Theater Review: J.R. Sullivan returns to direct Stones in His Pocket

Our community welcomes Jim Sullivan with open arms. His contradictions in the arts enrich us all, and when he is directing at New American Theater (NAT), we return to the beginnings of his career and the gift of theater that he has given us.

Since leaving Rockford to become a free-lance director, Sullivan has become known nationally and internationally for his exceptional work. From the Utah Shakespearean Festival to Milwaukee Rep and Penn State University, he is in constant demand.

A special event was held to honor Sullivan at the opening of NAT’s Stones in His Pocket. During intermission, a stunning photograph was unveiled in the lobby honoring Sullivan and as a constant reminder of his dedication to New American Theater.

In Sullivan’s note on Stones in His Pocket, he says, “Comic situations drive the story while all the while, there is a subtle and surprising uncovering of the play’s heart—and sharp stabs from the play’s soul.”
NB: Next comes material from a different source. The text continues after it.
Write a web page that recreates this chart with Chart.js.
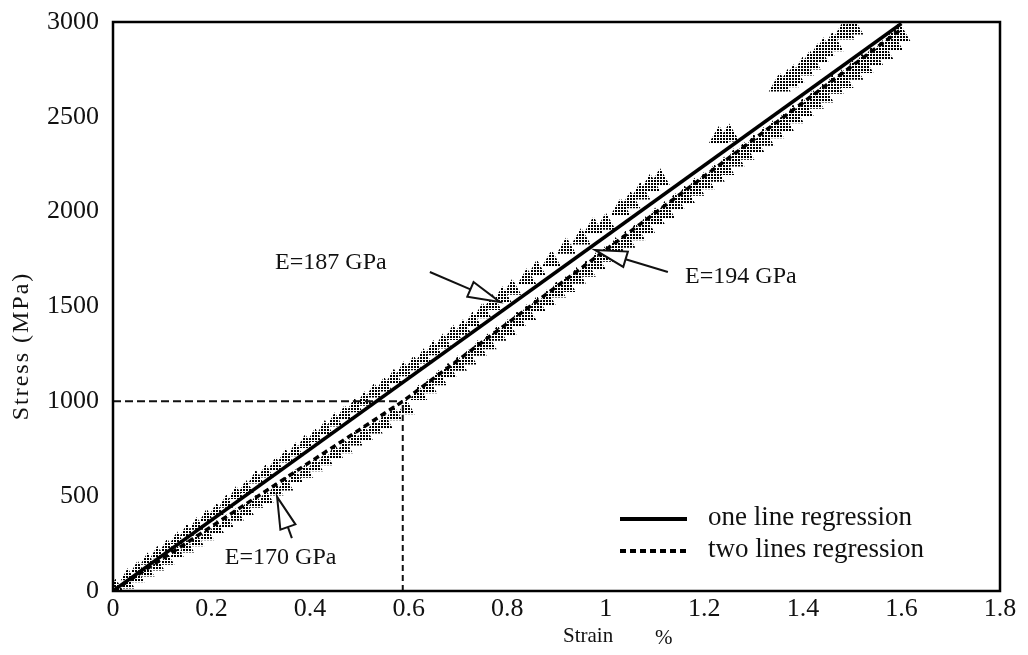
<!DOCTYPE html>
<html>
<head>
<meta charset="utf-8">
<script src="https://cdn.jsdelivr.net/npm/chart.js@4/dist/chart.umd.min.js"></script>
<style>
  html, body { margin: 0; padding: 0; background: #fff; }
  #wrap { width: 1028px; height: 655px; position: relative; }
</style>
</head>
<body>
<div id="wrap"><canvas id="stressChart"></canvas></div>
<script>
// measured points, strain in %, stress in MPa
// upper branch of the loading cycles
const upperStrain = [0.005, 0.03, 0.05, 0.07, 0.09, 0.11, 0.13, 0.15, 0.17, 0.19, 0.21, 0.23, 0.25, 0.27, 0.29, 0.31, 0.33, 0.35, 0.37, 0.39, 0.41, 0.43, 0.45, 0.47, 0.49, 0.51, 0.53, 0.55, 0.57, 0.59, 0.61, 0.63, 0.65, 0.67, 0.69, 0.71, 0.73, 0.75, 0.77, 0.79, 0.81, 0.84, 0.86, 0.89, 0.92, 0.95, 0.975, 1.0, 1.03, 1.05, 1.07, 1.09, 1.11, 1.23, 1.25, 1.353, 1.37, 1.381, 1.40, 1.414, 1.43, 1.442, 1.46, 1.483, 1.50];
const upperStress = [22, 78, 118, 160, 195, 232, 270, 310, 345, 388, 420, 462, 508, 540, 590, 622, 660, 702, 735, 778, 810, 852, 892, 930, 968, 1002, 1046, 1078, 1120, 1158, 1190, 1226, 1270, 1306, 1350, 1378, 1420, 1466, 1510, 1550, 1590, 1646, 1690, 1740, 1808, 1856, 1915, 1935, 2012, 2048, 2095, 2140, 2168, 2390, 2402, 2667, 2690, 2710, 2752, 2783, 2820, 2852, 2880, 2942, 2968];

// lower branch of the loading cycles
const lowerStrain = [0.01, 0.03, 0.05, 0.07, 0.09, 0.11, 0.13, 0.15, 0.17, 0.19, 0.21, 0.23, 0.25, 0.27, 0.29, 0.31, 0.33, 0.35, 0.37, 0.39, 0.41, 0.43, 0.45, 0.47, 0.49, 0.51, 0.53, 0.55, 0.57, 0.595, 0.62, 0.64, 0.66, 0.68, 0.70, 0.72, 0.74, 0.76, 0.78, 0.80, 0.82, 0.84, 0.86, 0.88, 0.90, 0.92, 0.94, 0.96, 0.98, 1.00, 1.02, 1.04, 1.06, 1.08, 1.10, 1.12, 1.14, 1.16, 1.18, 1.20, 1.22, 1.24, 1.26, 1.28, 1.30, 1.32, 1.34, 1.36, 1.38, 1.40, 1.42, 1.44, 1.46, 1.48, 1.50, 1.52, 1.54, 1.56, 1.58, 1.595];
const lowerStress = [4, 34, 68, 98, 130, 160, 196, 226, 258, 290, 328, 358, 394, 424, 462, 488, 528, 554, 594, 622, 656, 688, 726, 752, 792, 822, 856, 886, 926, 958, 1034, 1070, 1112, 1150, 1188, 1222, 1268, 1302, 1348, 1378, 1420, 1456, 1500, 1532, 1576, 1606, 1650, 1686, 1726, 1766, 1806, 1840, 1880, 1916, 1960, 1996, 2040, 2076, 2116, 2150, 2190, 2226, 2270, 2306, 2346, 2380, 2420, 2456, 2500, 2536, 2576, 2610, 2656, 2686, 2730, 2766, 2806, 2840, 2886, 2932];

// regression moduli (GPa) and breakpoints
const E_ONE = 187;
const E_FIRST = 170;
const E_SECOND = 194;
const KNEE_STRAIN = 0.588;
const END_STRAIN = 1.6;
const GUIDE_STRESS = 1000;

const xTicks = [0, 0.2, 0.4, 0.6, 0.8, 1, 1.2, 1.4, 1.6, 1.8];
const yTicks = [0, 500, 1000, 1500, 2000, 2500, 3000];

const legendLabels = ['one line regression', 'two lines regression'];

// arrow callouts: label anchor, arrow tail, arrow tip (strain, stress)
const callouts = [
  { text: 'E=187 GPa', label: [0.329, 1729], tail: [0.643, 1682], tip: [0.785, 1524] },
  { text: 'E=194 GPa', label: [1.161, 1655], tail: [1.126, 1682], tip: [0.978, 1798] },
  { text: 'E=170 GPa', label: [0.227, 174],  tail: [0.363, 279],  tip: [0.333, 496] }
];

const FONT = "'Liberation Serif', 'Times New Roman', serif";
const INK = '#111';

// stress (MPa) for modulus in GPa and strain in %
const stressAt = (E, strain) => E * 10 * strain;

const pts = (xs, ys) => xs.map((x, i) => ({ x: x, y: ys[i] }));

const kneeStress = stressAt(E_FIRST, KNEE_STRAIN);
const oneLine = [{ x: 0, y: 0 }, { x: END_STRAIN, y: stressAt(E_ONE, END_STRAIN) }];
const twoLines = [
  { x: 0, y: 0 },
  { x: KNEE_STRAIN, y: kneeStress },
  { x: END_STRAIN, y: kneeStress + stressAt(E_SECOND, END_STRAIN - KNEE_STRAIN) }
];
const guideH = [{ x: 0, y: GUIDE_STRESS }, { x: KNEE_STRAIN, y: GUIDE_STRESS }];
const guideV = [{ x: KNEE_STRAIN, y: 0 }, { x: KNEE_STRAIN, y: GUIDE_STRESS }];

// dotted halftone fill for the markers: dark 2x2 dots on a 3px grid
function halftone() {
  const c = document.createElement('canvas');
  c.width = 3; c.height = 3;
  const g = c.getContext('2d');
  g.fillStyle = '#fff';
  g.fillRect(0, 0, 3, 3);
  g.fillStyle = '#000';
  g.fillRect(0, 0, 2, 2);
  return g.createPattern(c, 'repeat');
}
const dots = halftone();

// markers grow a little along the curve
const markerSize = ctx => {
  const p = ctx.raw;
  return p ? 8 + 3.4 * p.x : 8;
};

function arrow(ctx, tx, ty, hx, hy, headLen, headW) {
  const ang = Math.atan2(hy - ty, hx - tx);
  const bx = hx - Math.cos(ang) * headLen, by = hy - Math.sin(ang) * headLen;
  ctx.beginPath();
  ctx.moveTo(tx, ty);
  ctx.lineTo(bx, by);
  ctx.stroke();
  ctx.beginPath();
  ctx.moveTo(hx, hy);
  ctx.lineTo(bx - Math.sin(ang) * headW, by + Math.cos(ang) * headW);
  ctx.lineTo(bx + Math.sin(ang) * headW, by - Math.cos(ang) * headW);
  ctx.closePath();
  ctx.fillStyle = '#fff';
  ctx.fill();
  ctx.stroke();
}

const framePlugin = {
  id: 'frame',
  afterDatasetsDraw(chart) {
    const { ctx, chartArea: a, scales } = chart;
    const X = v => scales.x.getPixelForValue(v);
    const Y = v => scales.y.getPixelForValue(v);

    ctx.save();
    // box round the plot
    ctx.strokeStyle = '#000';
    ctx.lineWidth = 2.5;
    ctx.strokeRect(a.left, a.top, a.right - a.left, a.bottom - a.top);

    // callouts
    ctx.textBaseline = 'middle';
    ctx.textAlign = 'left';
    ctx.strokeStyle = INK;
    ctx.lineWidth = 2;
    callouts.forEach(c => {
      ctx.font = '24px ' + FONT;
      ctx.fillStyle = INK;
      ctx.fillText(c.text, X(c.label[0]), Y(c.label[1]));
      arrow(ctx, X(c.tail[0]), Y(c.tail[1]), X(c.tip[0]), Y(c.tip[1]), 32, 8);
    });

    // legend in the lower right corner
    const lx = 620, ly = 519, gap = 32;
    [chart.data.datasets[0], chart.data.datasets[1]].forEach((ds, i) => {
      const y = ly + i * gap;
      ctx.strokeStyle = '#000';
      ctx.lineWidth = 4;
      ctx.setLineDash(ds.borderDash || []);
      ctx.beginPath();
      ctx.moveTo(lx, y);
      ctx.lineTo(lx + 67, y);
      ctx.stroke();
      ctx.setLineDash([]);
      ctx.font = '27px ' + FONT;
      ctx.fillStyle = INK;
      ctx.fillText(legendLabels[i], lx + 88, y - 1);
    });

    // axis titles
    ctx.fillStyle = INK;
    ctx.font = '21px ' + FONT;
    ctx.textAlign = 'left';
    ctx.fillText('Strain', 563, 636);
    ctx.fillText('%', 655, 638);

    ctx.translate(22, 346);
    ctx.rotate(-Math.PI / 2);
    ctx.textAlign = 'center';
    ctx.font = '24px ' + FONT;
    ctx.letterSpacing = '2px';
    ctx.fillText('Stress (MPa)', 0, 0);
    ctx.restore();
  }
};

new Chart(document.getElementById('stressChart'), {
  type: 'scatter',
  data: {
    datasets: [
      {
        label: legendLabels[0],
        type: 'line',
        data: oneLine,
        borderColor: '#000',
        borderWidth: 3.5,
        pointRadius: 0,
        fill: false
      },
      {
        label: legendLabels[1],
        type: 'line',
        data: twoLines,
        borderColor: '#000',
        borderWidth: 3.5,
        borderDash: [6, 4],
        pointRadius: 0,
        fill: false
      },
      {
        type: 'line',
        data: guideH,
        borderColor: INK,
        borderWidth: 2,
        borderDash: [8, 4],
        pointRadius: 0
      },
      {
        type: 'line',
        data: guideV,
        borderColor: INK,
        borderWidth: 2,
        borderDash: [6, 4],
        pointRadius: 0
      },
      {
        data: pts(upperStrain, upperStress),
        pointStyle: 'triangle',
        pointRadius: markerSize,
        backgroundColor: dots,
        borderWidth: 0
      },
      {
        data: pts(lowerStrain, lowerStress),
        pointStyle: 'triangle',
        pointRadius: markerSize,
        backgroundColor: dots,
        borderWidth: 0
      }
    ]
  },
  options: {
    responsive: true,
    maintainAspectRatio: false,
    animation: false,
    layout: { padding: { left: 8, right: 28, top: 22, bottom: 0 } },
    plugins: {
      legend: { display: false },
      tooltip: { enabled: false }
    },
    scales: {
      x: {
        type: 'linear',
        min: 0,
        max: 1.8,
        afterBuildTicks: s => { s.ticks = xTicks.map(v => ({ value: v })); },
        afterFit: s => { s.height = 64; },
        ticks: {
          color: INK,
          font: { family: FONT, size: 26 },
          padding: -3,
          callback: v => String(+v.toFixed(1))
        },
        grid: { display: false, drawTicks: true, tickLength: 6, color: '#000' },
        border: { display: false }
      },
      y: {
        type: 'linear',
        min: 0,
        max: 3000,
        afterBuildTicks: s => { s.ticks = yTicks.map(v => ({ value: v })); },
        afterFit: s => { s.width = 105; },
        ticks: {
          color: INK,
          font: { family: FONT, size: 26 },
          padding: 6,
          callback: v => String(v)
        },
        grid: { display: false, drawTicks: true, tickLength: 8, color: '#000' },
        border: { display: false }
      }
    }
  },
  plugins: [framePlugin]
});
</script>
</body>
</html>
On this St. Patrick’s Day, it is easy to see Sullivan’s return to his Irish roots and the importance of the work of Brien Friel and Martin McDonagh as well as Marie Jones, the creator of Stones. His feel for the Irish and their tragic past is evident, and as he directs, these emotions come to us, the audience.

Stephen F. Vrtol III as Charlie and Ted Deasy as Jake give absolutely amazing performances. Stones’ premise, an American film company comes to County Kerry for a shoot… The Quiet Valley.

Authenticity in their eyes is the use of locals to play workers, farmers and background for the stars. Jones includes dozens of characters in the play, and Vrtol and Deasy play them all.

We become fascinated with their ability to not only speak dialogue that changes in a moment, but to literally become the feminine director flipping her hair over her shoulders to the ancient gentleman who played an extra in The Quiet Man.

Their body language gives absolute credibility to the characters.

The two actors exhibited their talent and professionalism during the entire production. We welcome Stephen Vrtol to the stage of NAT, and Ted Deasy’s first appearance here, we hope, presages many more. Although Stones in His Pocket is the description of a tragic end, the comic relief perfectly balances the work.